研究課題
特別研究員奨励費
現在のうつ病治療における課題の1つは、薬物治療の急性期における治療効果の低さである。そこで本研究は、即効性抗うつ作用をもつR-ケタミンの神経メカニズムを解明し、既存抗うつ薬の作用発現を早める新たな治療戦略を提唱することを目的とする。具体的には、我々がケタミン投与マウスの全脳活動マッピングにより見出した抗うつ作用に関連する候補脳領域の活性化とR-ケタミンやSSRIによる抗うつ作用発現の有無や脳内セロトニン量の増大との関連を解析する。さらに、うつモデルマウスに対する候補脳領域の活動操作とSSRI単回投与を組み合わせること等により、抗うつ作用発現までの時間が短縮されるのかを検証する。
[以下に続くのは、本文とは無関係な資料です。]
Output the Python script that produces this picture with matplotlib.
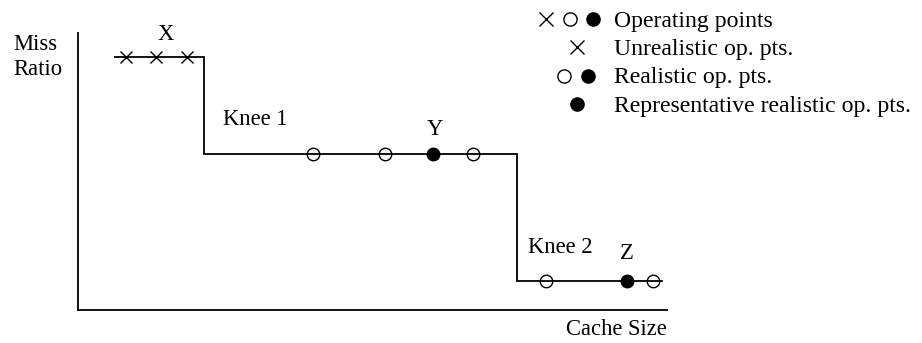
import matplotlib
matplotlib.use("Agg")
import matplotlib.pyplot as plt

# ---- data (arbitrary units: cache size, miss ratio) ----
curve_x = [37, 126, 126, 439, 439, 584]
curve_y = [253, 253, 156, 156, 29, 29]

unreal_x = [48, 78, 109]
unreal_y = [253, 253, 253]

real_open_x = [235, 307, 395, 468, 575]
real_open_y = [156, 156, 156, 29, 29]

repr_x = [355, 549]
repr_y = [156, 29]

point_labels = ["X", "Y", "Z"]
point_label_x = [88, 357, 549]
point_label_y = [270, 175, 51]

knee_labels = ["Knee 1", "Knee 2"]
knee_label_x = [145, 450]
knee_label_y = [185, 57]

legend_texts = ["Operating points", "Unrealistic op. pts.",
                "Realistic op. pts.", "Representative realistic op. pts."]

W, H = 922, 343
fig = plt.figure(figsize=(W / 100, H / 100), dpi=100)
FONT = "Liberation Serif"
FS = 16.3
LFS = 17.1

# main axes: spines at x=78px, y=310px; extent to 667px / 33px
ax = fig.add_axes([78 / W, (H - 310) / H, (667 - 78) / W, (310 - 33) / H])
ax.set_xlim(0, 589)
ax.set_ylim(0, 277)
for s in ["top", "right"]:
    ax.spines[s].set_visible(False)
for s in ["left", "bottom"]:
    ax.spines[s].set_linewidth(1.3)
    ax.spines[s].set_color("black")
ax.set_xticks([])
ax.set_yticks([])
ax.patch.set_visible(False)

ax.plot(curve_x, curve_y, color="black", lw=1.3, solid_joinstyle="miter", zorder=2)
ax.plot(unreal_x, unreal_y, ls="none", marker="x", ms=8.5, mew=1.0,
        color="black", zorder=3)
ax.plot(real_open_x, real_open_y, ls="none", marker="o", ms=9, mew=1.0,
        mfc="none", mec="black", zorder=3)
ax.plot(repr_x, repr_y, ls="none", marker="o", ms=9, mew=1.0,
        mfc="black", mec="black", zorder=3)

for t, x, y in zip(point_labels, point_label_x, point_label_y):
    ax.text(x, y, t, ha="center", va="baseline", fontsize=FS, family=FONT)
for t, x, y in zip(knee_labels, knee_label_x, knee_label_y):
    ax.text(x, y, t, ha="left", va="baseline", fontsize=FS, family=FONT)

# overlay in pixel coordinates for axis titles and legend
ov = fig.add_axes([0, 0, 1, 1])
ov.set_xlim(0, W)
ov.set_ylim(H, 0)
ov.axis("off")
ov.patch.set_visible(False)

ov.text(13, 50, "Miss", ha="left", va="baseline", fontsize=FS, family=FONT)
ov.text(13, 75, "Ratio", ha="left", va="baseline", fontsize=FS, family=FONT)
ov.text(667, 335, "Cache Size", ha="right", va="baseline", fontsize=FS, family=FONT)

row_base = [26.5, 55, 83.5, 112]
for t, yb in zip(legend_texts, row_base):
    ov.text(614, yb, t, ha="left", va="baseline", fontsize=LFS, family=FONT)

mk = dict(ls="none", ms=9.5, mew=1.0, color="black")
rc = [yb - 8 for yb in row_base]
ov.plot([546], [rc[0]], marker="x", **mk)
ov.plot([570], [rc[0]], marker="o", mfc="none", **mk)
ov.plot([593], [rc[0]], marker="o", mfc="black", **mk)
ov.plot([577], [rc[1]], marker="x", **mk)
ov.plot([564], [rc[2]], marker="o", mfc="none", **mk)
ov.plot([588], [rc[2]], marker="o", mfc="black", **mk)
ov.plot([577], [rc[3]], marker="o", mfc="black", **mk)

fig.savefig("out.png", dpi=100)
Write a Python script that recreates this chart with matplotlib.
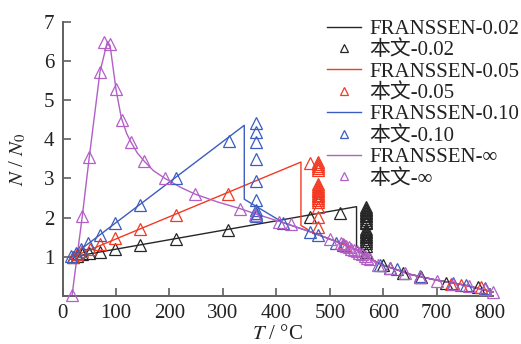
import numpy as np
import matplotlib
matplotlib.use("Agg")
import matplotlib.pyplot as plt
from matplotlib.lines import Line2D

plt.rcParams['font.family'] = ['Liberation Serif', 'Noto Sans CJK SC', 'DejaVu Sans']
plt.rcParams['mathtext.fontset'] = 'stix'

# colours of the four series
c_k = '#262626'
c_r = '#f23a22'
c_b = '#3b5cc0'
c_p = '#b25fc6'

# common decreasing branch shared by all FRANSSEN curves
tail_T = [413, 463, 506, 530, 550, 575, 600, 625, 650, 700, 750, 805]
tail_N = [1.87, 1.64, 1.42, 1.30, 1.18, 0.95, 0.78, 0.67, 0.55, 0.40, 0.28, 0.10]

# FRANSSEN lines (rise, drop, merge)
k_line_T = [20, 550, 550] + tail_T[5:]
k_line_N = [1.0, 2.28, 1.27] + tail_N[5:]
r_line_T = [20, 446, 446, 456] + tail_T[1:]
r_line_N = [1.0, 3.42, 1.80, 1.72] + tail_N[1:]
b_line_T = [16, 340, 340] + tail_T
b_line_N = [1.0, 4.36, 2.47] + tail_N
p_line_T = [18, 37, 50, 70, 84, 89, 100, 110, 120, 128, 140, 153, 170, 192, 220, 248,
            290, 332, 360] + tail_T
p_line_N = [0.03, 2.04, 3.54, 5.72, 6.50, 6.40, 5.28, 4.55, 4.15, 3.93, 3.65, 3.44, 3.20,
            3.00, 2.78, 2.60, 2.40, 2.23, 2.10] + tail_N

# "本文" points: rising branch, vertical column, tail
k_rise_T = [20, 28, 37, 50, 70, 99, 145, 212, 310, 462, 519]
k_rise_N = [1.0, 1.03, 1.07, 1.10, 1.13, 1.20, 1.31, 1.46, 1.68, 2.02, 2.11]
k_col_T = 567
k_col_N = [2.27, 2.23, 2.19, 2.15, 2.11, 2.07, 2.03, 1.99, 1.95, 1.90, 1.85, 1.70, 1.66,
           1.62, 1.58, 1.54, 1.50, 1.45, 1.40, 1.34, 1.27, 1.12]
k_tail_T = [600, 612, 637, 670, 718, 778]
k_tail_N = [0.80, 0.70, 0.58, 0.47, 0.33, 0.22]

r_rise_T = [20, 28, 37, 51, 70, 99, 145, 212, 310, 462]
r_rise_N = [1.0, 1.08, 1.15, 1.21, 1.32, 1.48, 1.72, 2.06, 2.60, 3.39]
r_col_T = 478
r_col_N = [3.42, 3.38, 3.33, 3.28, 3.22, 2.85, 2.80, 2.76, 2.71, 2.67, 2.63, 2.59, 2.55,
           2.50, 2.45, 2.40, 2.27, 2.02, 1.76]
r_tail_T = [526, 668, 727, 746, 782]
r_tail_N = [1.30, 0.49, 0.31, 0.28, 0.22]

b_rise_T = [16, 25, 35, 48, 70, 99, 145, 212, 311]
b_rise_N = [1.02, 1.10, 1.21, 1.34, 1.55, 1.85, 2.32, 3.00, 3.97]
b_col_T = 362
b_col_N = [4.42, 4.20, 3.94, 3.49, 2.93, 2.45, 2.19, 2.12, 2.07, 2.03]
b_tail_T = [413, 463, 478, 512, 525, 594, 625, 668, 730, 755, 790]
b_tail_N = [1.86, 1.64, 1.56, 1.34, 1.30, 0.80, 0.68, 0.50, 0.32, 0.28, 0.20]

p_pts_T = [18, 37, 50, 70, 77, 89, 100, 111, 128, 153, 192, 248, 332, 360, 405, 428, 500,
           520, 525, 530, 535, 540, 545, 550, 555, 560, 565, 570, 575,
           590, 612, 640, 668, 700, 730, 760, 790, 805]
p_pts_N = [0.03, 2.04, 3.54, 5.72, 6.50, 6.44, 5.28, 4.50, 3.93, 3.44, 3.00, 2.60, 2.23,
           2.06, 1.88, 1.83, 1.45,
           1.35, 1.32, 1.28, 1.25, 1.21, 1.18, 1.15, 1.10, 1.06, 1.02, 0.98, 0.93,
           0.80, 0.70, 0.58, 0.48, 0.38, 0.30, 0.26, 0.18, 0.10]


def join(rise_T, rise_N, col_T, col_N, tail_T_, tail_N_):
    T = list(rise_T) + [col_T] * len(col_N) + list(tail_T_)
    N = list(rise_N) + list(col_N) + list(tail_N_)
    return T, N


k_pts_T, k_pts_N = join(k_rise_T, k_rise_N, k_col_T, k_col_N, k_tail_T, k_tail_N)
r_pts_T, r_pts_N = join(r_rise_T, r_rise_N, r_col_T, r_col_N, r_tail_T, r_tail_N)
b_pts_T, b_pts_N = join(b_rise_T, b_rise_N, b_col_T, b_col_N, b_tail_T, b_tail_N)

fig = plt.figure(figsize=(5.21, 3.44), dpi=100)
ax = fig.add_axes([0.12, 0.14, 0.826, 0.796])

ms = 8.5
series = [
    (k_line_T, k_line_N, k_pts_T, k_pts_N, c_k, '0.02'),
    (r_line_T, r_line_N, r_pts_T, r_pts_N, c_r, '0.05'),
    (b_line_T, b_line_N, b_pts_T, b_pts_N, c_b, '0.10'),
    (p_line_T, p_line_N, p_pts_T, p_pts_N, c_p, '∞'),
]
handles = []
for lt, ln, pt, pn, col, tag in series:
    ax.plot(lt, ln, color=col, lw=1.0, clip_on=False, zorder=2)
    ax.plot(pt, pn, ls='none', marker='^', ms=ms, mfc='none', mec=col, mew=0.9,
            clip_on=False, zorder=3)
    handles.append(Line2D([], [], color=col, lw=1.0, label='FRANSSEN-' + tag))
    handles.append(Line2D([], [], ls='none', marker='^', ms=5.5, mfc='none', mec=col,
                          mew=0.9, label='本文-' + tag))

ax.set_xlim(0, 805)
ax.set_ylim(0, 7)
ax.set_xticks(np.arange(0, 801, 100))
ax.set_yticks([1, 2, 3, 4, 5, 6, 7])
for s in ['top', 'right']:
    ax.spines[s].set_visible(False)
for s in ['left', 'bottom']:
    ax.spines[s].set_color('#606060')
    ax.spines[s].set_linewidth(1.4)
ax.tick_params(direction='in', length=6, width=1.2, color='#606060',
               labelsize=15, pad=6, labelcolor='#222222')
ax.set_xlabel('$T$ / °C', fontsize=15, labelpad=1, color='#222222')
ax.set_ylabel('$N$ / $N_0$', fontsize=15, labelpad=11, color='#222222')

leg = fig.legend(handles=handles, loc='upper right', bbox_to_anchor=(1.0, 0.95),
                 frameon=False, fontsize=15, labelspacing=0.08, handlelength=1.6,
                 handletextpad=0.4, borderaxespad=0.0, borderpad=0.1,
                 prop={'size': 15, 'weight': 'light'})
for t in leg.get_texts():
    t.set_color('#222222')

fig.savefig('out.png', dpi=100)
本研究では、R-ケタミンの島皮質を介した神経メカニズムを解明することを目的としている。そこで本年度は、以下の成果を得た。①再社会化マウスの島皮質の経時的神経活動計測社会的隔離は、新奇マウスに対する恐怖反応を誘発することから、マウスを隔離飼育の後に群飼育に戻し再社会化させ、島皮質の神経活動に与える影響を検討した。ファイバーフォトメトリ法により社会性行動時の島皮質の神経活動を解析した結果、再社会化マウスは、隔離飼育マウスと同様に、物体やマウスとの接触時の神経活動の差が減弱しており、R-ケタミン投与によりマウス接触時の神経活動が有意に強く活動した。よって、社会的恐怖反応はR-ケタミンによる島皮質活性化に影響しないと考えられる。また、この活性化作用がマウスの区別に関与するかを検討すると、新奇マウスに対してケージメイトよりも有意に強い反応を示した。このことから、R-ケタミンにより回復する島皮質の神経活動が他者を区別する機能にも関与する可能性がある。②島皮質活性化のメカニズムの探索R-ケタミンの島皮質活性化メカニズムを解析するため、3週齢マウスの島皮質錐体細胞のホールセルパッチクランプ記録を行った。膜電位を-80mVに固定し、R-ケタミン投与前後の電流を測定したが、有意な変化はなかった。これにより、R-ケタミンが島皮質において、リガンド依存性チャネルを介して作用していないことが明らかになった。また、BDNF-TrkBシグナル伝達系が関与を解析するため、TrkBアンタゴニストANA-12処置マウスにR-ケタミンを投与し、行動試験を実施した。その結果、長期隔離飼育マウスにおいて、ANA-12処置はR-ケタミンによる強制水泳試験での抗うつ作用や社会性行動に関連する島皮質の活性化作用に影響せず、R-ケタミンによる島皮質活性化にBDNF-TrkBシグナル伝達系が関与しない可能性が明らかになった。